If people want to help out the Academy, says Piggott, it always comes down to finances for a “non-profit theatre of this size.” He notes that there are many avenues available to the public to show support. These include buying a diner’s card, which offers savings at local restaurants, or by making a donation at academytheatre.ca or by contacting the box office. Volunteering time and/or services is welcome, “or simply come to a show.”
Academy as strong anchor for business
From a business perspective, there’s no doubt there are spillover benefits of a strong Academy Theatre.
Nicki Dedes, owner and operator of the Olympia Restaurant in downtown Lindsay, says “when the Academy does well, we do well. That’s why my dad (Chris Karkabasis) was a patron of the Academy from the beginning. He knew it was in the whole community’s interest,” for the theatre to do well.

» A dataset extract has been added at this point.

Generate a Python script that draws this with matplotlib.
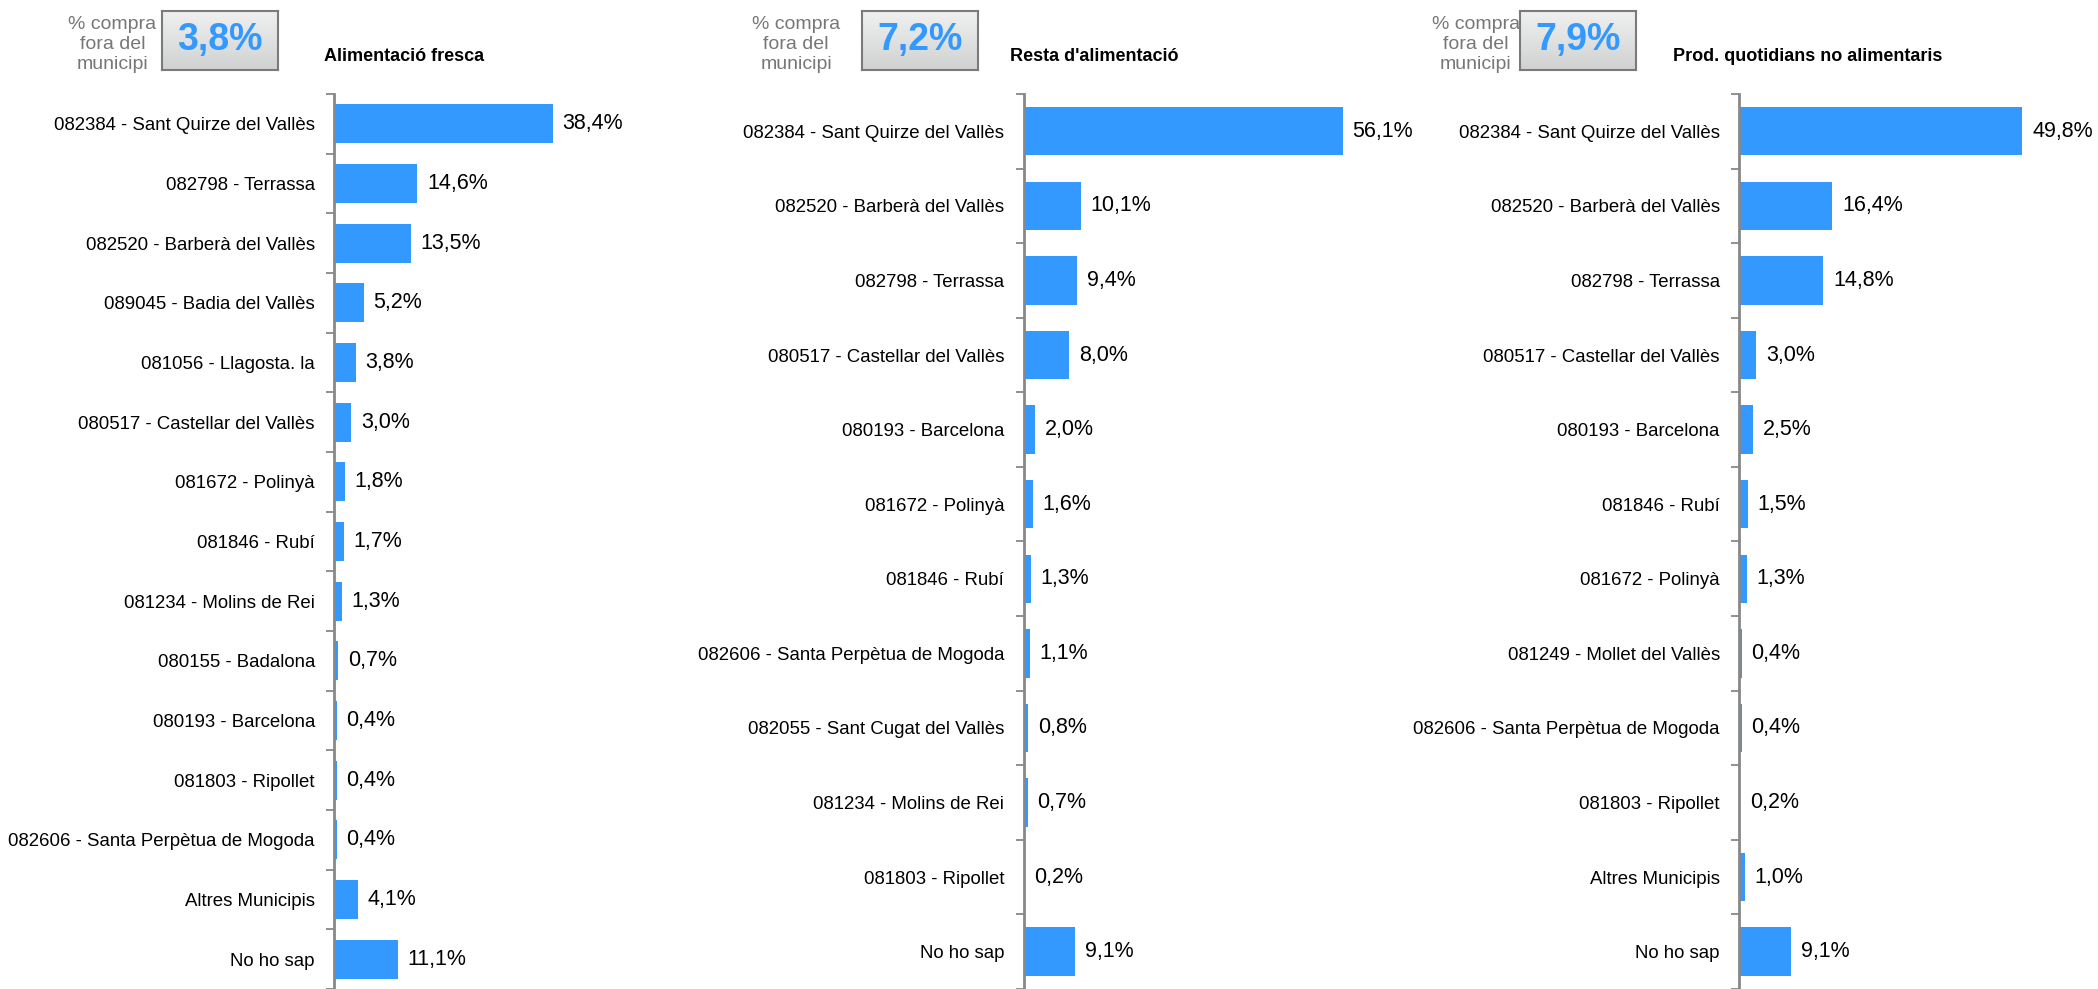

Dedes says it was always “good days for the restaurant, whether it was a matinee or an evening performance.” Inevitably, when something was on at the Academy, it would bring people to the downtown who were looking for a place to eat or shop.

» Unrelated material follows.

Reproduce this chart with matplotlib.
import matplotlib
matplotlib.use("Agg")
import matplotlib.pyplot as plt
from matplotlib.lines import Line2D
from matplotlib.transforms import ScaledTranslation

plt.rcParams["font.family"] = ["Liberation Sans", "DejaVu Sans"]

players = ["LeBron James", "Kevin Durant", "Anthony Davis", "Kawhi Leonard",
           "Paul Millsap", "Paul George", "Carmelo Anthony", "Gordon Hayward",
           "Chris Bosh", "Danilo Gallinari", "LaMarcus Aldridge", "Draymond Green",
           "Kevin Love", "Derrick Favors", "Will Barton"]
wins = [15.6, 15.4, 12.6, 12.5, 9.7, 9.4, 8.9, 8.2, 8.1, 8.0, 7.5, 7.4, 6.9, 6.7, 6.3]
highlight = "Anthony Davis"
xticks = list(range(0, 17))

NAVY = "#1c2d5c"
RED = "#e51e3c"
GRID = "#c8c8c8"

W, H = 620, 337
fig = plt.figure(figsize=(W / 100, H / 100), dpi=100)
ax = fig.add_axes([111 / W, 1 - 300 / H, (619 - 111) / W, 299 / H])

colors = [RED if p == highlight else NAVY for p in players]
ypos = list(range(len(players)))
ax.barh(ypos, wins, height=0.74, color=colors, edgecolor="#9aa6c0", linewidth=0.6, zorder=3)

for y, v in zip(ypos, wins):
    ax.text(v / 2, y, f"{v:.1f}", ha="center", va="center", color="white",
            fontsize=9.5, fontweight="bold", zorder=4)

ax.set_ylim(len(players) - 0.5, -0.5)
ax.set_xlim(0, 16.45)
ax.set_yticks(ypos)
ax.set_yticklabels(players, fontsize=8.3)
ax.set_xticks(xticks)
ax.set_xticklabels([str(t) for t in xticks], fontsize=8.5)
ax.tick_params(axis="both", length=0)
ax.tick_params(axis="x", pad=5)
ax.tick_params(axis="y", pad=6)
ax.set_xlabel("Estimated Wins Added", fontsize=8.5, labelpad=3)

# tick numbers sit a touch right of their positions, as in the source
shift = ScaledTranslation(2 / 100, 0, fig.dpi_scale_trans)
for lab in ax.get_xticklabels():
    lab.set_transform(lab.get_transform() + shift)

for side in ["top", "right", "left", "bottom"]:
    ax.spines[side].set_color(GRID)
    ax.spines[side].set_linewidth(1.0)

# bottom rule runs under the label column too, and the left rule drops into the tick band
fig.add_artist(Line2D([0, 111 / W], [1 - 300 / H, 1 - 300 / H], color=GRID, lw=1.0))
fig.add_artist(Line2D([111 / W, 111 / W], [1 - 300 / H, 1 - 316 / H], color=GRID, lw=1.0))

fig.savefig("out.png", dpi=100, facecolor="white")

Like Nestor, Susan Taylor also believes the defeatist, business-as-usual mentality has to go if arts organizations are going to find success. “We (the arts community) can’t keep going to council, begging for money. It presents the entire sector in a negative light,” she says.
Taylor believes that fresh blood at the board level with people who have the requisite skills, coupled with strong committee structures made up of community members, would go a long way to changing things for the better at the Academy.
She would like to see the City adopt an approach like Peterborough’s, where there is some regular investment in the operational costs of arts organizations. A requirement for receiving such funding would be a commitment to ongoing education of board members to ensure stability.
In the past, the Academy has received C.H.E.S.T. Fund grants, and the City has come to the aid of the theatre here and there over its long history. But there is an absence of annual funding that other like-sized municipalities offer to their signature theatres, according to most of the people the Advocate spoke with.
Piggott agrees. “We recognize and appreciate the challenges facing the City. Having said that, Christmas is just around the corner and a line item on the City budget supporting the theatre would be a lovely gift,” he writes
Mayor Andy Letham says the first step would be to create a “solid business plan.”
“Once that’s done, I’m open to having that discussion moving forward.”
There are few institutions as storied as the Academy Theatre, which has been a cultural fixture in our area since 1893, hosting theatre, movies, music, dance, comedy and more. The community came to its rescue in 1962 when it was slated for demolition — does that same will to see our theatre thrive still exist? As more retirees from the Greater Toronto Area settle here and as more entrepreneurs find Kawartha Lakes a viable alternative to city life, they will be looking for cultural options. A revitalized Academy has the potential to provide this quality of life.
Nestor says that in her longer term vision, she was looking forward to bringing back summer stock theatre to the Academy and taking some calculated risks on bringing in bigger acts.
“I still believe we could see positive change happen for the Academy,” says Nestor, who often used the term ‘we’ in our discussion. “This could be the beginning of a new chapter for the Academy, if we want it to be.”